→ **Task statement**: Omit pictures and quote the listing below line by line, from its start through the line that holds "psi_level = 2.06".

------ Material ------

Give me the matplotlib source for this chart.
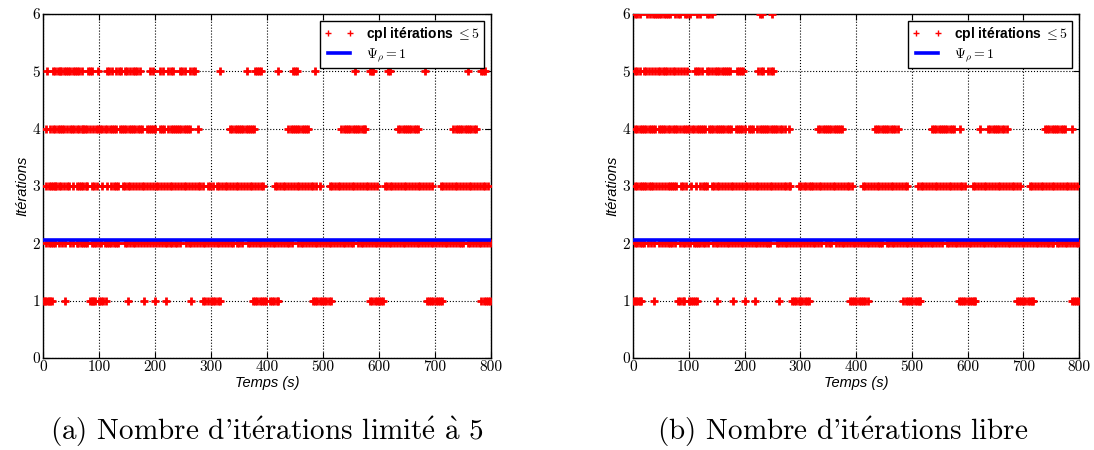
import matplotlib
matplotlib.use("Agg")
import matplotlib.pyplot as plt

plt.rcParams['mathtext.fontset'] = 'cm'
plt.rcParams['axes.formatter.use_mathtext'] = True

# ---------------- Data: times (s) at which coupling needed N iterations ----------------
levels = [1, 2, 3, 4, 5, 6]
xticks = [0, 100, 200, 300, 400, 500, 600, 700, 800]
yticks = [0, 1, 2, 3, 4, 5, 6]
psi_level = 2.06

# (a) limited to 5 iterations
a_t1 = [1, 4, 7, 10, 13, 16, 39, 84, 87, 90, 93, 100, 104, 108, 112, 152, 180, 200, 220, 264,
        286, 290, 294, 300, 304, 308, 312, 316, 375, 379, 383, 387, 391, 395, 399, 405, 409,
        413, 417, 420, 482, 486, 490, 494, 498, 502, 506, 510, 514, 584, 588, 592, 596, 600,
        604, 608, 685, 689, 693, 697, 701, 705, 709, 713, 783, 787, 791, 795, 799]
a_t2 = [6, 10, 14, 18, 22, 29, 34, 39, 48, 54, 60, 63, 67, 71, 75, 78, 87, 91, 95, 100, 104,
        110, 114, 117, 122, 126, 130, 134, 146, 150, 155, 160, 165, 170, 175, 180, 185, 191,
        197, 202, 207, 212, 217, 222, 226, 230, 236, 240, 245, 256, 260, 265, 270, 275, 280,
        285, 290, 295, 300, 305, 310, 315, 320, 325, 330, 335, 340, 346, 350, 355, 366, 370,
        375, 380, 385, 390, 395, 400, 405, 410, 415, 420, 425, 430, 435, 440, 445, 456, 460,
        465, 470, 475, 480, 485, 490, 495, 500, 505, 510, 515, 520, 525, 530, 535, 540, 545,
        550, 554, 563, 567, 572, 577, 582, 587, 592, 597, 602, 607, 612, 617, 622, 627, 632,
        637, 642, 647, 652, 657, 662, 667, 672, 677, 682, 687, 692, 697, 702, 707, 712, 717,
        722, 727, 732, 737, 742, 747, 750, 759, 763, 768, 773, 778, 783, 788, 793, 798]
a_t3 = [6, 10, 14, 18, 22, 24, 29, 33, 37, 42, 47, 54, 60, 64, 68, 72, 76, 78, 87, 91, 96, 105,
        114, 122, 126, 130, 134, 142, 146, 151, 156, 161, 166, 171, 176, 181, 186, 191, 196,
        201, 206, 211, 216, 221, 226, 231, 236, 241, 246, 251, 256, 261, 266, 271, 276, 281,
        286, 295, 299, 304, 310, 314, 319, 325, 329, 334, 339, 344, 349, 354, 359, 364, 369,
        374, 379, 384, 389, 393, 414, 418, 423, 428, 433, 438, 443, 448, 453, 458, 463, 468,
        473, 478, 483, 488, 494, 512, 516, 521, 526, 531, 536, 541, 546, 551, 556, 561, 566,
        571, 576, 581, 586, 591, 596, 610, 614, 619, 624, 629, 634, 639, 644, 649, 654, 659,
        664, 669, 674, 679, 684, 689, 694, 711, 715, 720, 725, 730, 735, 740, 745, 750, 755,
        760, 765, 770, 775, 780, 785, 790, 795]
a_t4 = [6, 12, 18, 22, 26, 30, 34, 38, 42, 48, 52, 56, 60, 65, 69, 72, 75, 79, 84, 90, 94, 98,
        102, 105, 111, 115, 119, 123, 127, 131, 137, 141, 145, 149, 153, 157, 161, 165, 169,
        173, 177, 185, 189, 193, 197, 200, 209, 213, 216, 224, 228, 232, 236, 239, 243, 247,
        251, 255, 259, 262, 277, 334, 338, 342, 346, 350, 354, 358, 362, 366, 370, 374, 376,
        438, 442, 446, 450, 454, 458, 462, 466, 470, 474, 533, 537, 541, 545, 549, 553, 557,
        561, 565, 569, 573, 575, 634, 638, 642, 646, 650, 654, 658, 662, 666, 670, 733, 737,
        741, 745, 749, 753, 757, 761, 765, 769, 773]
a_t5 = [8, 18, 22, 26, 30, 33, 37, 41, 45, 49, 53, 57, 61, 65, 69, 81, 84, 87, 99, 114, 118,
        123, 131, 135, 140, 146, 150, 155, 160, 164, 168, 173, 191, 197, 209, 215, 224, 228,
        233, 245, 249, 253, 262, 267, 271, 316, 364, 378, 382, 386, 390, 420, 447, 450, 453,
        486, 557, 584, 587, 590, 616, 619, 682, 759, 783, 786, 789]
a_t6 = []

# (b) free number of iterations
b_t1 = [0, 3, 6, 9, 12, 15, 38, 81, 85, 89, 92, 100, 104, 108, 112, 114, 151, 180, 201, 219,
        262, 285, 289, 293, 297, 300, 304, 308, 312, 315, 389, 393, 397, 400, 405, 409, 413,
        417, 422, 485, 489, 493, 497, 501, 505, 509, 513, 515, 584, 588, 592, 596, 600, 604,
        608, 612, 614, 688, 692, 696, 700, 704, 708, 712, 716, 718, 787, 791, 795, 799]
b_t2 = [4, 8, 12, 16, 20, 27, 32, 37, 46, 52, 58, 62, 66, 70, 75, 84, 89, 94, 99, 103, 109,
        113, 117, 121, 125, 129, 135, 144, 148, 153, 158, 163, 168, 173, 178, 183, 188, 193,
        198, 203, 208, 213, 218, 223, 228, 233, 238, 242, 246, 258, 262, 267, 272, 277, 282,
        287, 292, 297, 302, 307, 312, 317, 322, 327, 332, 338, 347, 351, 356, 365, 369, 374,
        379, 384, 389, 394, 399, 404, 409, 414, 419, 424, 429, 434, 439, 443, 446, 455, 459,
        464, 469, 474, 479, 484, 489, 494, 499, 504, 509, 514, 519, 524, 529, 534, 539, 544,
        549, 554, 563, 567, 572, 577, 582, 587, 592, 597, 602, 607, 612, 617, 622, 627, 632,
        637, 642, 647, 652, 657, 662, 667, 672, 677, 682, 687, 692, 697, 702, 707, 712, 717,
        722, 727, 732, 737, 742, 747, 751, 754, 760, 764, 769, 774, 779, 784, 789, 794, 799]
b_t3 = [4, 8, 12, 16, 20, 24, 28, 32, 36, 41, 46, 52, 58, 62, 66, 70, 74, 78, 86, 90, 95, 104,
        113, 121, 125, 129, 133, 141, 145, 150, 155, 160, 165, 170, 175, 180, 185, 190, 195,
        200, 205, 210, 215, 220, 225, 230, 235, 240, 245, 250, 255, 260, 265, 270, 275, 279,
        282, 297, 301, 306, 311, 316, 320, 323, 328, 333, 338, 343, 348, 353, 358, 363, 368,
        373, 378, 383, 388, 392, 413, 417, 422, 427, 432, 437, 442, 447, 452, 457, 462, 467,
        472, 477, 482, 487, 491, 512, 516, 521, 526, 531, 536, 541, 546, 551, 556, 561, 566,
        571, 576, 581, 586, 591, 596, 610, 614, 619, 624, 629, 634, 639, 644, 649, 654, 659,
        664, 669, 674, 679, 684, 689, 694, 712, 716, 721, 726, 731, 736, 741, 746, 751, 756,
        761, 766, 771, 776, 781, 786, 791, 796]
b_t4 = [4, 8, 12, 16, 20, 24, 28, 32, 36, 40, 46, 50, 54, 58, 63, 67, 71, 75, 79, 84, 89, 93,
        97, 101, 105, 110, 114, 118, 122, 126, 130, 136, 140, 144, 148, 152, 156, 160, 164,
        168, 172, 176, 184, 188, 192, 196, 200, 208, 212, 216, 223, 227, 231, 235, 239, 243,
        247, 251, 255, 259, 263, 267, 272, 279, 332, 336, 340, 344, 348, 352, 356, 360, 364,
        368, 372, 374, 434, 438, 442, 446, 450, 454, 458, 462, 466, 470, 476, 536, 540, 544,
        548, 552, 556, 560, 564, 568, 572, 575, 587, 622, 637, 641, 645, 649, 653, 657, 661,
        665, 670, 739, 743, 747, 751, 755, 759, 763, 767, 771, 775, 787]
b_t5 = [4, 8, 12, 19, 24, 29, 34, 39, 45, 49, 53, 57, 61, 66, 71, 76, 81, 86, 91, 96, 111, 115,
        119, 123, 132, 136, 141, 147, 151, 155, 159, 163, 167, 171, 174, 186, 190, 194, 198,
        225, 229, 234, 243, 247, 252]
b_t6 = [4, 8, 12, 25, 30, 35, 40, 43, 47, 51, 55, 59, 63, 66, 75, 80, 84, 93, 97, 102, 114, 120,
        132, 136, 141, 228, 231, 249]

series_a = [a_t1, a_t2, a_t3, a_t4, a_t5, a_t6]
series_b = [b_t1, b_t2, b_t3, b_t4, b_t5, b_t6]

legend_pts = "cpl itérations $\\leq 5$"
legend_line = "$\\Psi_\\rho = 1$"
xlabel = "Temps (s)"
ylabel = "Itérations"
captions = ["(a) Nombre d'it$\\acute{\\rm e}$rations limit$\\acute{\\rm e}$ $\\grave{\\rm a}$ 5",
            "(b) Nombre d'it$\\acute{\\rm e}$rations libre"]

# ---------------- Figure ----------------
W, H = 1094, 450
fig = plt.figure(figsize=(W / 100, H / 100), dpi=100)
ax1 = fig.add_axes([43 / W, 1 - 358 / H, 448 / W, 344 / H])
ax2 = fig.add_axes([633 / W, 1 - 358 / H, 446 / W, 344 / H])

tick_font = {'family': 'cmr10', 'size': 11}
label_font = dict(family='Liberation Sans', style='italic', size=10.5)

for ax, series in ((ax1, series_a), (ax2, series_b)):
    first = True
    for lvl, ts in zip(levels, series):
        if not ts:
            continue
        ax.plot(ts, [lvl] * len(ts), linestyle='none', marker='+', color='red',
                markersize=5.5, markeredgewidth=2.0,
                label=legend_pts if first else None, zorder=3)
        first = False
    ax.axhline(psi_level, color='blue', linewidth=2.6, label=legend_line, zorder=4)
    ax.set_xlim(0, 800)
    ax.set_ylim(0, 6)
    ax.set_xticks(xticks)
    ax.set_yticks(yticks)
    ax.set_xticklabels([str(v) for v in xticks], fontdict=tick_font)
    ax.set_yticklabels([str(v) for v in yticks], fontdict=tick_font)
    ax.tick_params(direction='in', top=True, right=True, length=4, width=0.8, pad=2)
    ax.grid(True, linestyle=':', color='black', linewidth=0.8)
    ax.set_axisbelow(True)
    for s in ax.spines.values():
        s.set_linewidth(1.0)
    ax.set_xlabel(xlabel, fontdict=label_font, labelpad=1)
    ax.set_ylabel(ylabel, fontdict=label_font, labelpad=2)
    leg = ax.legend(loc='upper right', numpoints=2, fancybox=False, framealpha=1,
                    edgecolor='black', borderaxespad=0.5, handlelength=2.2,
                    borderpad=0.3, labelspacing=0.25,
                    prop={'family': 'Liberation Sans', 'weight': 'bold', 'size': 10})
    leg.get_frame().set_linewidth(1.0)
    h0 = leg.legend_handles[0]
    h0.set_markersize(4)
    h0.set_markeredgewidth(1.0)

fig.text(267 / W, 1 - 440 / H, captions[0], ha='center', va='baseline',
         family='cmr10', size=21)
fig.text(843 / W, 1 - 440 / H, captions[1], ha='center', va='baseline',
         family='cmr10', size=21)

fig.savefig('out.png', dpi=100)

------

→ **Complete answer**:
Give me the matplotlib source for this chart.
import matplotlib
matplotlib.use("Agg")
import matplotlib.pyplot as plt

plt.rcParams['mathtext.fontset'] = 'cm'
plt.rcParams['axes.formatter.use_mathtext'] = True

# ---------------- Data: times (s) at which coupling needed N iterations ----------------
levels = [1, 2, 3, 4, 5, 6]
xticks = [0, 100, 200, 300, 400, 500, 600, 700, 800]
yticks = [0, 1, 2, 3, 4, 5, 6]
psi_level = 2.06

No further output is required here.